• _Written problem_:
Give back the full listing verbatim, apart from its images.

• _Raw data_:
┌──

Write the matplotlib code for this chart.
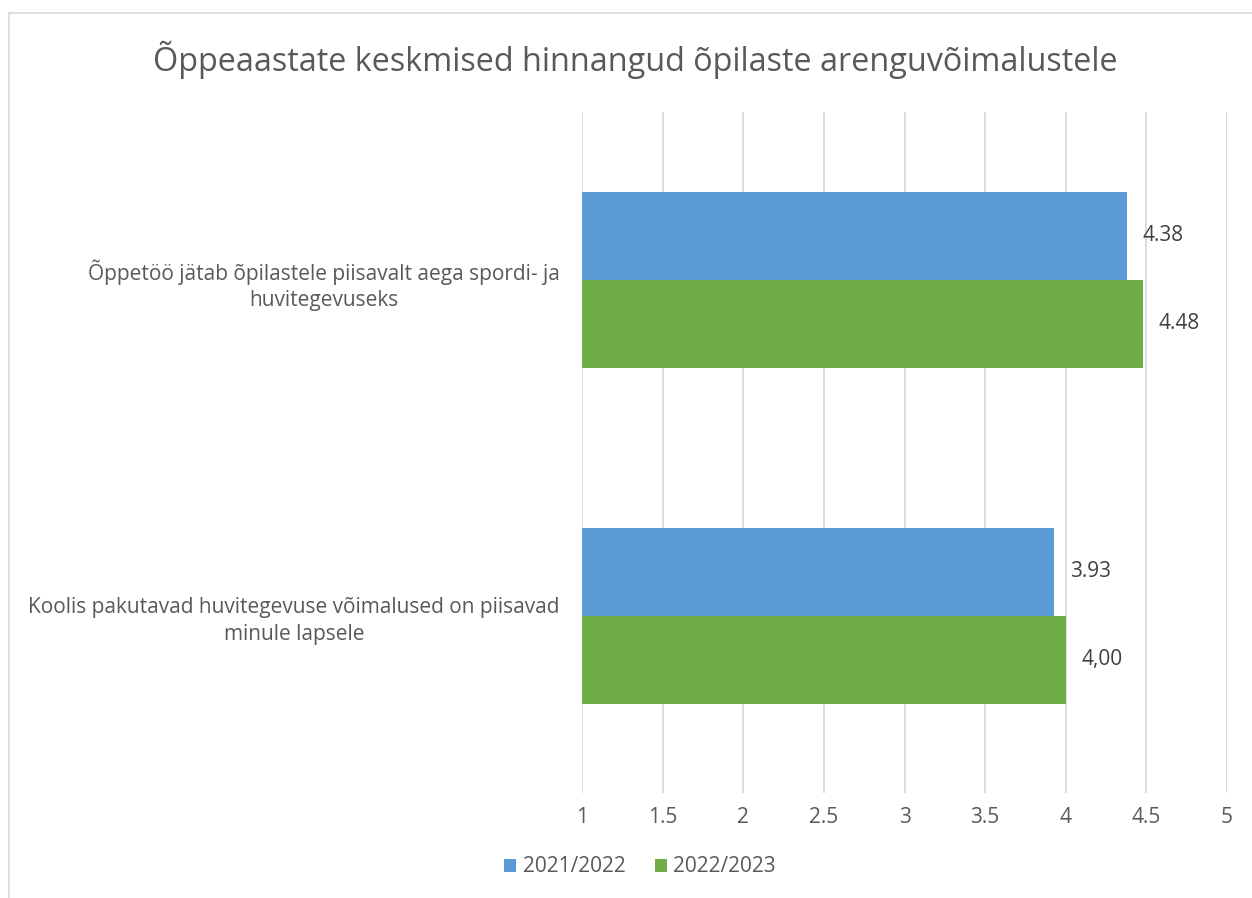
import matplotlib
matplotlib.use("Agg")
import matplotlib.pyplot as plt
from matplotlib.lines import Line2D
from matplotlib.patches import Patch

categories = ["Õppetöö jätab õpilastele piisavalt aega spordi- ja\nhuvitegevuseks",
              "Koolis pakutavad huvitegevuse võimalused on piisavad\nminule lapsele"]
series_names = ["2021/2022", "2022/2023"]
values_2122 = [4.38, 3.93]
values_2223 = [4.48, 4.00]
labels_2122 = ["4.38", "3.93"]
labels_2223 = ["4.48", "4,00"]
xticks = [1, 1.5, 2, 2.5, 3, 3.5, 4, 4.5, 5]
xticklabels = ["1", "1.5", "2", "2.5", "3", "3.5", "4", "4.5", "5"]
title = "Õppeaastate keskmised hinnangud õpilaste arenguvõimalustele"

blue = "#5B9BD5"
green = "#70AD47"
txt = "#595959"
grid = "#D9D9D9"

plt.rcParams['font.family'] = ['Open Sans', 'DejaVu Sans']

W, H = 1252, 898
fig = plt.figure(figsize=(W / 100, H / 100), dpi=100)
ax = fig.add_axes([582 / W, 1 - 793 / H, (1227 - 582) / W, (793 - 112) / H])

fs = 15
bh = 0.262
ypos = list(range(len(categories)))
y1 = [y - bh / 2 for y in ypos]
y2 = [y + bh / 2 for y in ypos]
base = 1
ax.barh(y1, [v - base for v in values_2122], left=base, height=bh, color=blue, zorder=3)
ax.barh(y2, [v - base for v in values_2223], left=base, height=bh, color=green, zorder=3)

for y, v, l in zip(y1, values_2122, labels_2122):
    ax.annotate(l, (v, y), xytext=(11, 0), textcoords="offset points", va="center",
                ha="left", fontsize=fs, color="#404040")
for y, v, l in zip(y2, values_2223, labels_2223):
    ax.annotate(l, (v, y), xytext=(11, 0), textcoords="offset points", va="center",
                ha="left", fontsize=fs, color="#404040")

ax.set_xlim(1, 5)
ax.set_ylim(1.527, -0.5)
ax.set_xticks(xticks)
ax.set_xticklabels(xticklabels)
ax.set_yticks(ypos)
ax.set_yticklabels(categories)
for t in ax.get_yticklabels():
    t.set_multialignment("center")
    t.set_linespacing(1.35)
ax.tick_params(axis="x", length=0, pad=10, labelsize=fs, labelcolor=txt)
ax.tick_params(axis="y", length=0, pad=16, labelsize=fs, labelcolor=txt)
ax.grid(axis="x", color=grid, linewidth=1.3, zorder=0)
for s in ax.spines.values():
    s.set_visible(False)

fig.text(635 / W, 1 - 60 / H, title, ha="center", va="center", fontsize=23.3, color=txt)

handles = [Patch(facecolor=blue, label=series_names[0]),
           Patch(facecolor=green, label=series_names[1])]
leg = fig.legend(handles=handles, loc="center", bbox_to_anchor=(640 / W, 1 - 867 / H), ncol=2,
                 frameon=False, fontsize=fs, handlelength=0.6, handleheight=0.6,
                 handletextpad=0.3, columnspacing=1.4, labelcolor=txt)

# outer chart border (top and left visible)
fig.add_artist(Line2D([8.5 / W, 8.5 / W], [0, 1 - 13 / H], color="#D9D9D9", linewidth=1.2,
                      transform=fig.transFigure))
fig.add_artist(Line2D([8.5 / W, 1], [1 - 13 / H, 1 - 13 / H], color="#D9D9D9", linewidth=1.2,
                      transform=fig.transFigure))

fig.savefig("out.png", dpi=100, facecolor="white")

└──

• _Expected output_:
Write the matplotlib code for this chart.
import matplotlib
matplotlib.use("Agg")
import matplotlib.pyplot as plt
from matplotlib.lines import Line2D
from matplotlib.patches import Patch

categories = ["Õppetöö jätab õpilastele piisavalt aega spordi- ja\nhuvitegevuseks",
              "Koolis pakutavad huvitegevuse võimalused on piisavad\nminule lapsele"]
series_names = ["2021/2022", "2022/2023"]
values_2122 = [4.38, 3.93]
values_2223 = [4.48, 4.00]
labels_2122 = ["4.38", "3.93"]
labels_2223 = ["4.48", "4,00"]
xticks = [1, 1.5, 2, 2.5, 3, 3.5, 4, 4.5, 5]
xticklabels = ["1", "1.5", "2", "2.5", "3", "3.5", "4", "4.5", "5"]
title = "Õppeaastate keskmised hinnangud õpilaste arenguvõimalustele"

blue = "#5B9BD5"
green = "#70AD47"
txt = "#595959"
grid = "#D9D9D9"

plt.rcParams['font.family'] = ['Open Sans', 'DejaVu Sans']

W, H = 1252, 898
fig = plt.figure(figsize=(W / 100, H / 100), dpi=100)
ax = fig.add_axes([582 / W, 1 - 793 / H, (1227 - 582) / W, (793 - 112) / H])

fs = 15
bh = 0.262
ypos = list(range(len(categories)))
y1 = [y - bh / 2 for y in ypos]
y2 = [y + bh / 2 for y in ypos]
base = 1
ax.barh(y1, [v - base for v in values_2122], left=base, height=bh, color=blue, zorder=3)
ax.barh(y2, [v - base for v in values_2223], left=base, height=bh, color=green, zorder=3)

for y, v, l in zip(y1, values_2122, labels_2122):
    ax.annotate(l, (v, y), xytext=(11, 0), textcoords="offset points", va="center",
                ha="left", fontsize=fs, color="#404040")
for y, v, l in zip(y2, values_2223, labels_2223):
    ax.annotate(l, (v, y), xytext=(11, 0), textcoords="offset points", va="center",
                ha="left", fontsize=fs, color="#404040")

ax.set_xlim(1, 5)
ax.set_ylim(1.527, -0.5)
ax.set_xticks(xticks)
ax.set_xticklabels(xticklabels)
ax.set_yticks(ypos)
ax.set_yticklabels(categories)
for t in ax.get_yticklabels():
    t.set_multialignment("center")
    t.set_linespacing(1.35)
ax.tick_params(axis="x", length=0, pad=10, labelsize=fs, labelcolor=txt)
ax.tick_params(axis="y", length=0, pad=16, labelsize=fs, labelcolor=txt)
ax.grid(axis="x", color=grid, linewidth=1.3, zorder=0)
for s in ax.spines.values():
    s.set_visible(False)

fig.text(635 / W, 1 - 60 / H, title, ha="center", va="center", fontsize=23.3, color=txt)

handles = [Patch(facecolor=blue, label=series_names[0]),
           Patch(facecolor=green, label=series_names[1])]
leg = fig.legend(handles=handles, loc="center", bbox_to_anchor=(640 / W, 1 - 867 / H), ncol=2,
                 frameon=False, fontsize=fs, handlelength=0.6, handleheight=0.6,
                 handletextpad=0.3, columnspacing=1.4, labelcolor=txt)

# outer chart border (top and left visible)
fig.add_artist(Line2D([8.5 / W, 8.5 / W], [0, 1 - 13 / H], color="#D9D9D9", linewidth=1.2,
                      transform=fig.transFigure))
fig.add_artist(Line2D([8.5 / W, 1], [1 - 13 / H, 1 - 13 / H], color="#D9D9D9", linewidth=1.2,
                      transform=fig.transFigure))

fig.savefig("out.png", dpi=100, facecolor="white")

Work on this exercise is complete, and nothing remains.